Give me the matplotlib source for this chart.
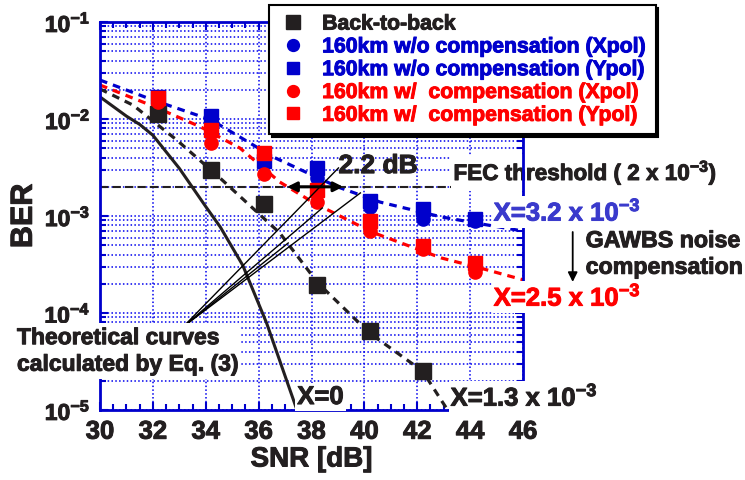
import matplotlib.pyplot as plt
import matplotlib.patheffects as pe
from matplotlib.text import Text
from matplotlib.lines import Line2D
from matplotlib.ticker import LogLocator, MultipleLocator, NullFormatter

plt.rcParams['font.family'] = 'Liberation Sans'
plt.rcParams['font.weight'] = 'bold'
plt.rcParams['axes.labelweight'] = 'bold'
plt.rcParams['mathtext.fontset'] = 'custom'
plt.rcParams['mathtext.rm'] = 'Liberation Sans:bold'
plt.rcParams['mathtext.bf'] = 'Liberation Sans:bold'
plt.rcParams['mathtext.it'] = 'Liberation Sans:bold'
plt.rcParams['mathtext.default'] = 'rm'

BLACK = '#231f20'
BLUE = '#0000cc'
RED = '#ff0000'
GRID = '#0000ee'

# measured points
snr = [32.2, 34.2, 36.2, 38.2, 40.2, 42.2, 44.2]
btb_snr = [32.2, 34.2, 36.2, 38.2, 40.2, 42.2]
btb_ber = [1.13e-2, 2.98e-3, 1.33e-3, 1.95e-4, 6.5e-5, 2.5e-5]
wo_x = [1.57e-2, 8.7e-3, 3.5e-3, 2.47e-3, 1.24e-3, 9.3e-4, 8.9e-4]
wo_y = [1.68e-2, 1.07e-2, 3.69e-3, 3.13e-3, 1.43e-3, 1.18e-3, 9.3e-4]
w_x = [1.5e-2, 5.66e-3, 2.71e-3, 1.39e-3, 7.0e-4, 4.57e-4, 2.65e-4]
w_y = [1.64e-2, 7.7e-3, 4.46e-3, 1.85e-3, 8.9e-4, 4.9e-4, 3.27e-4]

# theoretical curves
blue_th_snr = [30, 32, 34.2, 35.3, 36.55, 39.0, 40.6, 42.9, 44.4, 46]
blue_th_ber = [2.52e-2, 1.57e-2, 9.8e-3, 6.5e-3, 4.06e-3, 1.99e-3, 1.39e-3, 9.8e-4, 8.3e-4, 7.0e-4]
red_th_snr = [30, 32, 33.8, 35.3, 36.8, 38.1, 40.3, 42.9, 44.4, 46]
red_th_ber = [2.24e-2, 1.36e-2, 8.3e-3, 5.0e-3, 2.24e-3, 1.36e-3, 6.8e-4, 3.7e-4, 2.9e-4, 2.2e-4]
black_th_snr = [30, 31.25, 32.9, 34.5, 36.8, 38.24, 40.2, 42.2, 42.9, 43.15]
black_th_ber = [2.04e-2, 1.39e-2, 6.08e-3, 2.52e-3, 6.68e-4, 2.04e-4, 6.2e-5, 2.52e-5, 1.27e-5, 1.0e-5]
zero_th_snr = [30, 31.0, 31.5, 32.0, 33.0, 34.0, 34.55, 35.4, 36.3, 37.45]
zero_th_ber = [1.69e-2, 1.07e-2, 8.8e-3, 6.8e-3, 3.1e-3, 1.25e-3, 7.7e-4, 3.1e-4, 7.9e-5, 1.0e-5]

fec = 2e-3
gap_start, gap_end = 37.08, 39.2

# pointer lines from the "Theoretical curves" note
note_anchor = (33.14, 7.18e-5)
note_targets = [(39.02, 3.13e-3), (39.85, 1.73e-3), (38.41, 1.21e-3), (37.12, 5.27e-4)]

x_ticks = [30, 32, 34, 36, 38, 40, 42, 44, 46]
y_ticks = [1e-5, 1e-4, 1e-3, 1e-2, 1e-1]
y_tick_labels = [r'$10^{-5}$', r'$10^{-4}$', r'$10^{-3}$', r'$10^{-2}$', r'$10^{-1}$']

legend_labels = ['Back-to-back',
                 '160km w/o compensation (Xpol)',
                 '160km w/o compensation (Ypol)',
                 '160km w/  compensation (Xpol)',
                 '160km w/  compensation (Ypol)']

fig = plt.figure(figsize=(7.45, 4.8), dpi=100)
ax = fig.add_axes([100 / 745, 1 - 410 / 480, 423 / 745, 388 / 480])
ax.set_yscale('log')

dash = (0, (2.4, 1.9))
ax.plot(blue_th_snr, blue_th_ber, color=BLUE, lw=2.3, ls=dash, zorder=2)
ax.plot(red_th_snr, red_th_ber, color=RED, lw=2.3, ls=dash, zorder=2)
ax.plot(black_th_snr, black_th_ber, color=BLACK, lw=2.3, ls=dash, zorder=2)
ax.plot(zero_th_snr, zero_th_ber, color=BLACK, lw=2.2, zorder=2)
ax.axhline(fec, color=BLACK, lw=1.5, ls=(0, (4, 2)), zorder=2)

ax.plot(btb_snr, btb_ber, 's', color=BLACK, ms=11, zorder=3)
ax.plot(snr, wo_x, 'o', color=BLUE, ms=9.5, zorder=3)
ax.plot(snr, wo_y, 's', color=BLUE, ms=9.5, zorder=3)
ax.plot(snr, w_x, 'o', color=RED, ms=9.5, zorder=3)
ax.plot(snr, w_y, 's', color=RED, ms=9.5, zorder=3)

ax.annotate('', xy=(gap_start, fec), xytext=(gap_end, fec),
            arrowprops=dict(arrowstyle='<|-|>', color='black', lw=2.2,
                            mutation_scale=14, shrinkA=0, shrinkB=0), zorder=4)
for tx, ty in note_targets:
    ax.plot([note_anchor[0], tx], [note_anchor[1], ty], color='black', lw=1.0, zorder=4)

ax.set_xticks(x_ticks)
ax.set_xticklabels([str(v) for v in x_ticks], fontsize=18.5, color=BLACK, fontweight='bold')
ax.xaxis.set_minor_locator(MultipleLocator(0.5))
ax.set_yticks(y_ticks)
ax.set_yticklabels(y_tick_labels, fontsize=16.5, color=BLACK)
ax.yaxis.set_minor_locator(LogLocator(base=10, subs=range(2, 10), numticks=20))
ax.yaxis.set_minor_formatter(NullFormatter())
ax.set_xlim(30, 46)
ax.set_ylim(1e-5, 1e-1)

ax.grid(True, which='major', axis='x', color=GRID, ls=(0, (1, 1.5)), lw=1.1)
ax.grid(True, which='both', axis='y', color=GRID, ls=(0, (1, 1.5)), lw=1.1)
ax.tick_params(which='both', direction='in', top=True, right=True, color=BLUE, width=1.5)
ax.tick_params(which='major', length=6)
ax.tick_params(which='minor', length=4.5)
ax.tick_params(axis='x', pad=7)
ax.tick_params(axis='y', pad=7)
for s in ax.spines.values():
    s.set_color(BLUE)
    s.set_linewidth(2.0)

ax.set_xlabel('SNR [dB]', fontsize=20, color=BLACK, fontweight='bold', labelpad=2)
ax.set_ylabel('BER', fontsize=22, color=BLACK, fontweight='bold', labelpad=4)

white = dict(facecolor='white', edgecolor='none', pad=1.5)
ax.text(39.02, 3.27e-3, '2.2 dB', fontsize=19, color=BLACK, fontweight='bold',
        ha='left', va='center', zorder=5)
ax.text(43.37, 2.77e-3, 'FEC threshold ( 2 x 10$^{-3}$)', fontsize=16.2, color=BLACK,
        fontweight='bold', ha='left', va='center', bbox=white, zorder=2.3, clip_on=False)
ax.text(44.89, 1.1e-3, 'X=3.2 x 10$^{-3}$', fontsize=18.5, color='#3a3acc', fontweight='bold',
        ha='left', va='center', bbox=white, zorder=5, clip_on=False)
ax.text(44.89, 1.46e-4, 'X=2.5 x 10$^{-3}$', fontsize=18.5, color=RED, fontweight='bold',
        ha='left', va='center', bbox=white, zorder=5, clip_on=False)
ax.text(43.26, 1.36e-5, 'X=1.3 x 10$^{-3}$', fontsize=18.5, color=BLACK, fontweight='bold',
        ha='left', va='center', bbox=white, zorder=5, clip_on=False)
ax.text(37.46, 1.36e-5, 'X=0', fontsize=18.5, color=BLACK, fontweight='bold',
        ha='left', va='center', bbox=white, zorder=5, clip_on=False)
ax.text(48.37, 4.06e-4, 'GAWBS noise\ncompensation', fontsize=16.7, color=BLACK,
        fontweight='bold', ha='left', va='center', linespacing=1.2, clip_on=False)
ax.annotate('', xy=(47.88, 2.09e-4), xytext=(47.88, 6.84e-4), annotation_clip=False,
            arrowprops=dict(arrowstyle='-|>', color='black', lw=1.3,
                            mutation_scale=14, shrinkA=0, shrinkB=0))
ax.text(26.86, 4.06e-5, 'Theoretical curves\ncalculated by Eq. (3)', fontsize=16.5,
        color=BLACK, fontweight='bold', ha='left', va='center', linespacing=1.2,
        bbox=dict(facecolor='white', edgecolor='none', pad=2), zorder=5, clip_on=False)

handles = [Line2D([], [], ls='none', marker='s', color=BLACK, ms=10.5),
           Line2D([], [], ls='none', marker='o', color=BLUE, ms=9.5),
           Line2D([], [], ls='none', marker='s', color=BLUE, ms=9.5),
           Line2D([], [], ls='none', marker='o', color=RED, ms=9.5),
           Line2D([], [], ls='none', marker='s', color=RED, ms=9.5)]
leg = fig.legend(handles, legend_labels, loc='upper left',
                 bbox_to_anchor=(269 / 745, 1 - 5 / 480), bbox_transform=fig.transFigure,
                 prop={'family': 'Liberation Sans', 'weight': 'bold', 'size': 15.3},
                 labelcolor=[BLACK, BLUE, BLUE, RED, RED],
                 frameon=True, fancybox=False, edgecolor='black', framealpha=1,
                 shadow={'color': 'black', 'alpha': 1},
                 borderpad=0.45, labelspacing=0.18, handlelength=1.4,
                 handletextpad=0.65, borderaxespad=0, markerscale=0.9)
leg.get_frame().set_linewidth(1.5)

# the original lettering is heavier than plain bold; thicken it a little
for t in fig.findobj(Text):
    if t.get_text():
        t.set_path_effects([pe.withStroke(linewidth=0.7, foreground=t.get_color())])

fig.savefig('out.png', dpi=100)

◆ **GOAL**
Write out again, exactly, the lines from the start of the listing up to the line containing "1.21e-3), (37.12, 5.27e-4)]", with both ends and without pictures.

◆ **THE SOLUTION**
Give me the matplotlib source for this chart.
import matplotlib.pyplot as plt
import matplotlib.patheffects as pe
from matplotlib.text import Text
from matplotlib.lines import Line2D
from matplotlib.ticker import LogLocator, MultipleLocator, NullFormatter

plt.rcParams['font.family'] = 'Liberation Sans'
plt.rcParams['font.weight'] = 'bold'
plt.rcParams['axes.labelweight'] = 'bold'
plt.rcParams['mathtext.fontset'] = 'custom'
plt.rcParams['mathtext.rm'] = 'Liberation Sans:bold'
plt.rcParams['mathtext.bf'] = 'Liberation Sans:bold'
plt.rcParams['mathtext.it'] = 'Liberation Sans:bold'
plt.rcParams['mathtext.default'] = 'rm'

BLACK = '#231f20'
BLUE = '#0000cc'
RED = '#ff0000'
GRID = '#0000ee'

# measured points
snr = [32.2, 34.2, 36.2, 38.2, 40.2, 42.2, 44.2]
btb_snr = [32.2, 34.2, 36.2, 38.2, 40.2, 42.2]
btb_ber = [1.13e-2, 2.98e-3, 1.33e-3, 1.95e-4, 6.5e-5, 2.5e-5]
wo_x = [1.57e-2, 8.7e-3, 3.5e-3, 2.47e-3, 1.24e-3, 9.3e-4, 8.9e-4]
wo_y = [1.68e-2, 1.07e-2, 3.69e-3, 3.13e-3, 1.43e-3, 1.18e-3, 9.3e-4]
w_x = [1.5e-2, 5.66e-3, 2.71e-3, 1.39e-3, 7.0e-4, 4.57e-4, 2.65e-4]
w_y = [1.64e-2, 7.7e-3, 4.46e-3, 1.85e-3, 8.9e-4, 4.9e-4, 3.27e-4]

# theoretical curves
blue_th_snr = [30, 32, 34.2, 35.3, 36.55, 39.0, 40.6, 42.9, 44.4, 46]
blue_th_ber = [2.52e-2, 1.57e-2, 9.8e-3, 6.5e-3, 4.06e-3, 1.99e-3, 1.39e-3, 9.8e-4, 8.3e-4, 7.0e-4]
red_th_snr = [30, 32, 33.8, 35.3, 36.8, 38.1, 40.3, 42.9, 44.4, 46]
red_th_ber = [2.24e-2, 1.36e-2, 8.3e-3, 5.0e-3, 2.24e-3, 1.36e-3, 6.8e-4, 3.7e-4, 2.9e-4, 2.2e-4]
black_th_snr = [30, 31.25, 32.9, 34.5, 36.8, 38.24, 40.2, 42.2, 42.9, 43.15]
black_th_ber = [2.04e-2, 1.39e-2, 6.08e-3, 2.52e-3, 6.68e-4, 2.04e-4, 6.2e-5, 2.52e-5, 1.27e-5, 1.0e-5]
zero_th_snr = [30, 31.0, 31.5, 32.0, 33.0, 34.0, 34.55, 35.4, 36.3, 37.45]
zero_th_ber = [1.69e-2, 1.07e-2, 8.8e-3, 6.8e-3, 3.1e-3, 1.25e-3, 7.7e-4, 3.1e-4, 7.9e-5, 1.0e-5]

fec = 2e-3
gap_start, gap_end = 37.08, 39.2

# pointer lines from the "Theoretical curves" note
note_anchor = (33.14, 7.18e-5)
note_targets = [(39.02, 3.13e-3), (39.85, 1.73e-3), (38.41, 1.21e-3), (37.12, 5.27e-4)]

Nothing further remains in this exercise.